19. Knight in Shining Armor

A knight costume has an advantage most trend-based costumes don’t: it works just as well at a Renaissance festival, a school history day, or next Halloween, so the cost per wear ends up lower than almost anything else on this list.

Foam armor pieces over a plain gray base layer, plus a simple tunic in a house color, get the look across, and a foam sword rounds it out without any sharp edges to worry about.

A full armor set runs $40 to $60, though the tunic-and-foam-sword version alone works fine for a teen who doesn’t want to wear a full breastplate for six hours.

20. Pirate Captain

Pirate costumes survive every trend cycle because the pieces are so easy to pull from things already lying around the house: a striped shirt, rolled-up pants, and boots get most of the way there before adding a single accessory.

A tricorn hat, a sash, and a plastic sword or hook hand finish the character, and a bit of eyeliner smudged for a weathered look adds personality without needing full face paint.

A full accessory kit runs about $20, and most of the clothing pieces are things a teen probably already owns.

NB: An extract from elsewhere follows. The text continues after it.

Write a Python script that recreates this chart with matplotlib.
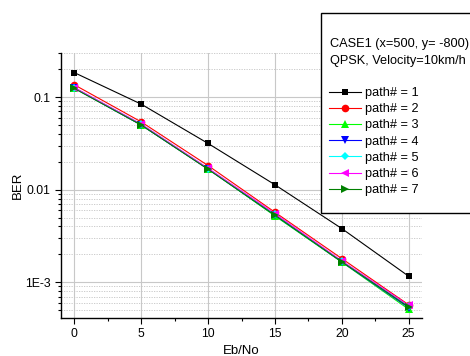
import numpy as np
import matplotlib.pyplot as plt
from matplotlib.patches import Rectangle
from matplotlib.ticker import FixedLocator, MultipleLocator, LogLocator, NullFormatter

plt.rcParams['font.family'] = ['Liberation Sans', 'DejaVu Sans']

ebno = [0, 5, 10, 15, 20, 25]
ber_p1 = [0.184, 0.084, 0.0316, 0.0113, 0.0038, 0.00116]
ber_p2 = [0.136, 0.054, 0.0182, 0.0057, 0.00180, 0.00057]
ber_p3 = [0.126, 0.050, 0.0168, 0.0052, 0.00165, 0.00051]
ber_p4 = [0.125, 0.050, 0.0167, 0.0053, 0.00166, 0.00053]
ber_p5 = [0.126, 0.051, 0.0169, 0.0054, 0.00168, 0.00055]
ber_p6 = [0.127, 0.051, 0.0170, 0.0055, 0.00170, 0.00056]
ber_p7 = [0.124, 0.050, 0.0166, 0.0053, 0.00166, 0.00054]
series = [ber_p1, ber_p2, ber_p3, ber_p4, ber_p5, ber_p6, ber_p7]
labels = [f'path# = {i}' for i in range(1, 8)]
colors = ['black', 'red', '#00ff00', 'blue', 'cyan', 'magenta', 'green']
markers = ['s', 'o', '^', 'v', 'D', '<', '>']
msizes = [5, 5.5, 5.5, 5.5, 4.5, 5.5, 5.5]

W, H = 470, 356
fig = plt.figure(figsize=(W / 100, H / 100), dpi=100)
ax = fig.add_axes([61 / W, 1 - 318 / H, (422 - 61) / W, (318 - 53) / H])

lines = []
for y, lab, c, m, ms in zip(series, labels, colors, markers, msizes):
    ln, = ax.plot(ebno, y, color=c, marker=m, markersize=ms, linewidth=0.8,
                  markeredgewidth=0, label=lab)
    lines.append(ln)

ax.set_yscale('log')
ax.set_xlim(-1, 26)
ax.set_ylim(4.1e-4, 0.3)

ax.xaxis.set_major_locator(FixedLocator(ebno))
ax.xaxis.set_minor_locator(MultipleLocator(2.5))
ax.yaxis.set_major_locator(FixedLocator([1e-3, 1e-2, 1e-1]))
ax.yaxis.set_minor_locator(LogLocator(base=10, subs=np.arange(2, 10)))
ax.yaxis.set_minor_formatter(NullFormatter())
ax.set_yticklabels(['1E-3', '0.01', '0.1'])

ax.tick_params(which='both', direction='out', labelsize=8.8, width=0.8)
ax.tick_params(which='major', length=4)
ax.tick_params(which='minor', length=2.5)

ax.grid(True, which='major', axis='x', color='#c8c8c8', linewidth=0.8)
ax.grid(True, which='major', axis='y', color='#c8c8c8', linewidth=0.8)
ax.grid(True, which='minor', axis='y', color='#c4c4c4', linewidth=0.6, linestyle=(0, (1.5, 1.5)))
ax.set_axisbelow(True)

for s in ['top', 'right']:
    ax.spines[s].set_visible(False)
ax.spines['left'].set_linewidth(1.0)
ax.spines['bottom'].set_linewidth(1.0)

ax.set_xlabel('Eb/No', fontsize=9.5, labelpad=3)
ax.set_ylabel('BER', fontsize=9.5, labelpad=1)

# legend box drawn by hand, runs past the right edge
box = Rectangle((321 / W, 1 - 213 / H), (480 - 321) / W, (213 - 13) / H,
                transform=fig.transFigure, facecolor='white', edgecolor='black',
                linewidth=1.0, zorder=5)
fig.patches.append(box)
fig.text(330 / W, 1 - 44 / H, 'CASE1 (x=500, y= -800)', fontsize=9.2,
         va='center', ha='left', zorder=6)
fig.text(330 / W, 1 - 61 / H, 'QPSK, Velocity=10km/h', fontsize=9.2,
         va='center', ha='left', zorder=6)

leg = fig.legend(handles=lines, loc='upper left', bbox_to_anchor=(329 / W, 1 - 87 / H),
                 frameon=False, fontsize=9.2, handlelength=2.5, handletextpad=0.3,
                 labelspacing=0.33, borderpad=0, borderaxespad=0)
leg.set_zorder(7)

fig.savefig('out.png', dpi=100)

Funny and Snack-Inspired Picks

For the teen who’d rather get a laugh than a compliment.

21. Inflatable T-Rex

There’s a reason inflatable costumes keep showing up on every list: they’re genuinely funny to watch someone move around in, and the built-in fan keeps the wearer cool during a long night of trick-or-treating, which most costumes can’t claim.

It suits a teen who wants maximum reaction for minimum effort, since the costume does all the comedic work on its own without needing any acting.

These run $40 to $60 depending on the brand, and they need a few AA batteries for the fan, which is worth checking before the actual night.

22. Identity Thief

This is a purely visual pun: a plain outfit covered in dozens of printed name tags, driver’s license photocopies, and credit card cutouts taped on, each one a different fake name.

It gets funnier the closer people look, since every tag can have its own joke name or ridiculous job title, which makes it a strong pick for a teen who likes a costume people actually stop to read.

The whole thing costs under $10 in printer paper and tape, and it comes together in under thirty minutes the night before.

23. Walking Bag of Chips

Food costumes land well with this age group because they’re inherently a little ridiculous, and a giant bag of chips built from a decorated refrigerator box or a printed costume tunic hits that mark without much sewing required.

A large piece of poster board or a tunic printed with a chip-bag design, worn with arm and head holes cut out, gets the shape across, and a few empty chip bags taped around the base sell the scale.

Materials run under $20, and it packs flat for easy storage afterward, unlike most bulkier novelty costumes.

Final Thoughts

Most of these can be built from a mix of thrift store finds, craft supplies, and one or two ordered pieces, which keeps the whole project flexible right up until the week of Halloween. Whatever your teen picks, the costumes that get the best reaction are almost always the ones he actually wants to wear, not the one that looks best in the group photo.